煎茶の一番茶と二番茶の違いとは?
「お客さんには二番茶ではなく一番茶を出すように」
・・・というのは、昔から煎茶を出す際によく聞く会話のような気がします。
ところで、この煎茶における一番茶と二番茶の違いをご存知ですか?
- 「一番茶は1番初めに急須から淹れた煎茶のことでしょう?」
- 「いやいや、一番茶や二番茶は茶葉のランクだよ」
そんな風に思っている方も多いと思います。
しかし、どちらの答えも正解ではありません。
ここでは、煎茶の一番茶、二番茶についてご説明します。
煎茶の一番茶、二番茶とは何の順番?
煎茶でよく聞く一番茶や二番茶というのは、何の数でしょうか?
実は、煎茶の一番茶、二番茶というのは、茶摘みを行った順番のことです。
その年の最初に生育した新芽を摘み取って作られた煎茶のことを「一番茶」、もしくは「新茶」と呼びます。
それ以降は、茶葉を摘み取った順番によって「二番茶」、「三番茶」などと呼ばれるんですね。
では、なぜ「新茶」のことを「一番茶」と呼ぶのでしょうか?
それは、新茶を摘み取った後に続く「二番茶」や「三番茶」と対比するために、そう呼ばれているんです。
「新茶」という表現は、1年で最初にチャノキから摘み取られた茶葉である「初物」という意味を込めています。
また、茶舗にて「旬」のものとして扱う際に用いられる言葉となんですね。
一番茶は、二番茶や三番茶よりも旨味や甘味が強いです。
そのため、一番茶で作られた煎茶や玉露は、最もおいしいと言われています。
しかし、「二番茶」や「三番茶」も、香りやおいしさは「一番茶」にやや劣りますが、淹れ方次第でおいしくすることができます。
煎茶の二番茶は、一番茶に劣るのか?
煎茶の二番茶とは、一番茶の収穫後から1ヶ月ほど待って収穫された茶葉のことです。
産地や茶園の立地条件などによって、収穫時期はやや異なります。
早いところで5月下旬、遅いところでは7月上旬から始まります。
一番茶が収穫された後、成長を開始した芽を摘み取って作られる二番茶は、一番茶が収穫される5〜6月は、気温が高まる関係で茶葉の生育が速くなります。

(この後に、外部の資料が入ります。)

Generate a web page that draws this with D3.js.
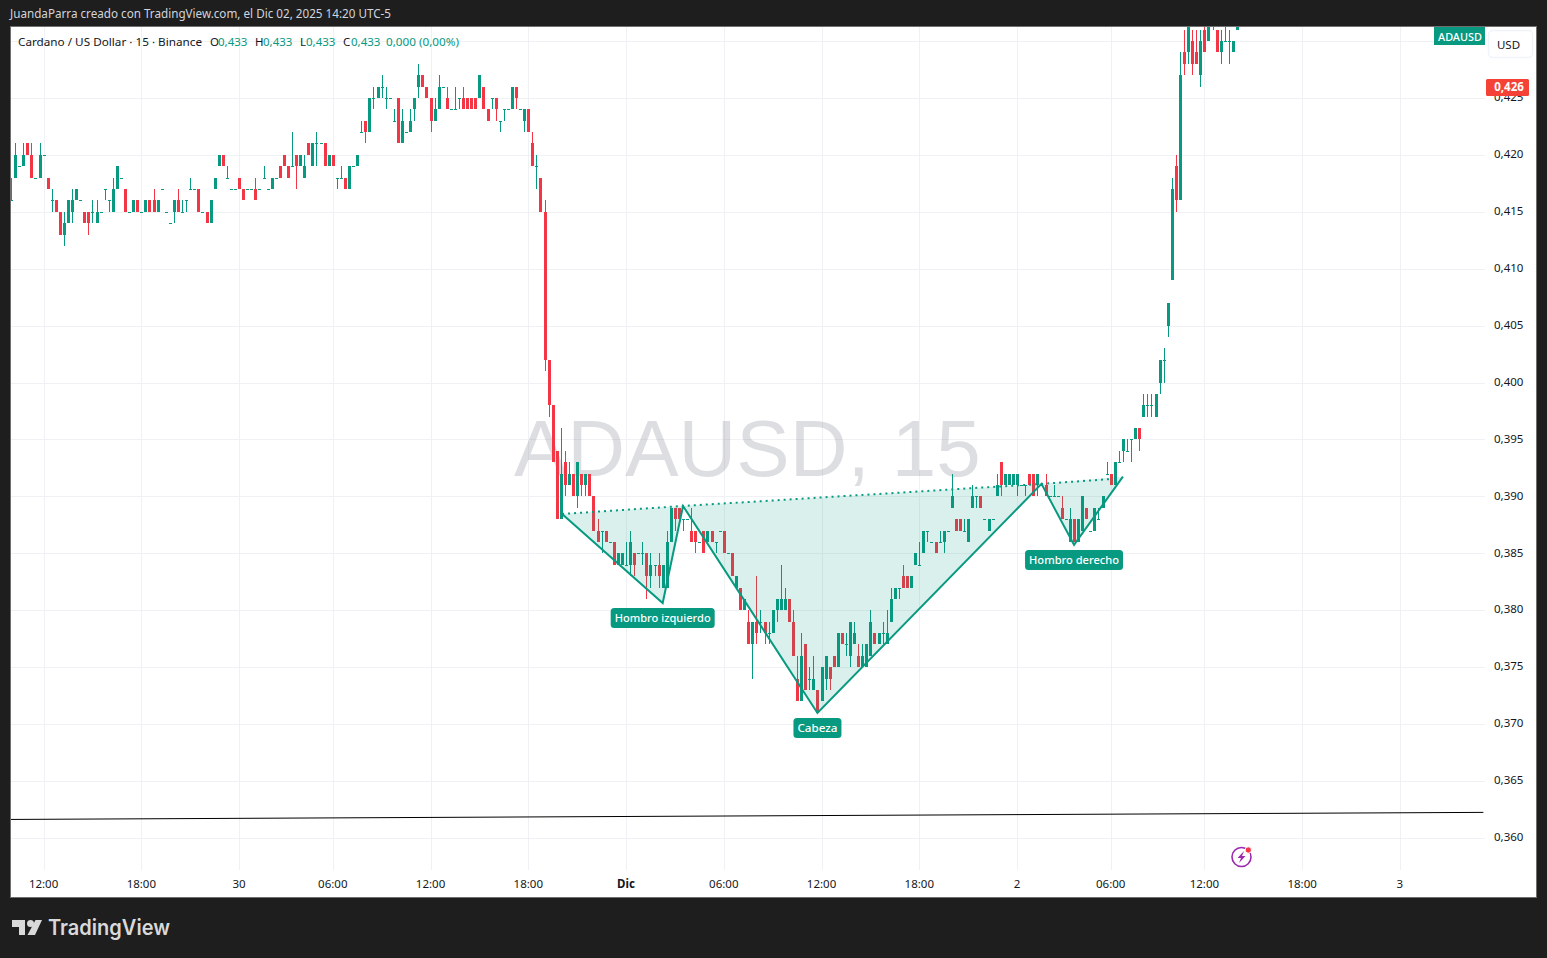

しかし、葉が硬化して芯芽が止まる状態になると、茶葉の主成分テアニン(アミノ酸)などの含有量が急激に減少し、粗繊維が増加して品質が低下します。
そのため、二番茶の収穫シーズンはわずか2週間と限られています。
実は、二番茶は、一番茶に比べてカテキンやカフェインの含有量が若干高いです。
ですから、生活習慣病の予防、ダイエット効果、虫歯予防、食中毒の予防など様々な効果や効能を期待することができます。
ただし、煎茶のエキスは水溶性ですので、一番茶に比べて繊維質の多い二番茶は煎茶のエキスが溶け出しにくくなります。
繊維質が多いほどお茶の味わいに深みが出ますので、苦味や渋味が苦手な方は、二番茶に飲みにくさを感じるかもしれません。
一番茶も二番茶も、高温のお湯で淹れることで渋味や苦味が出やすくなります。
そのため、旨味や甘味成分を豊富に含む一番茶は低めの温度で淹れ、しっかりと濃い味のお茶になる二番茶は、やや熱めのお湯で淹れるのが良いでしょう。
ちなみに、お客さんに出す煎茶は、お客さんの好みに合わせて決めるのがポイントです。
二番茶や三番茶よりも香りが良く、渋味も苦味も少ない一番茶はスッキリとした旨味を感じることができる最も品質の良い煎茶です。
ただし、渋味や苦味を好む方にとってはやや物足りなさを感じることもあるでしょう。
そんな一番茶、二番茶の持つ特徴を理解しつつ、お客様のお好みに合わせることが、お茶による真のおもてなしと言えるでしょう。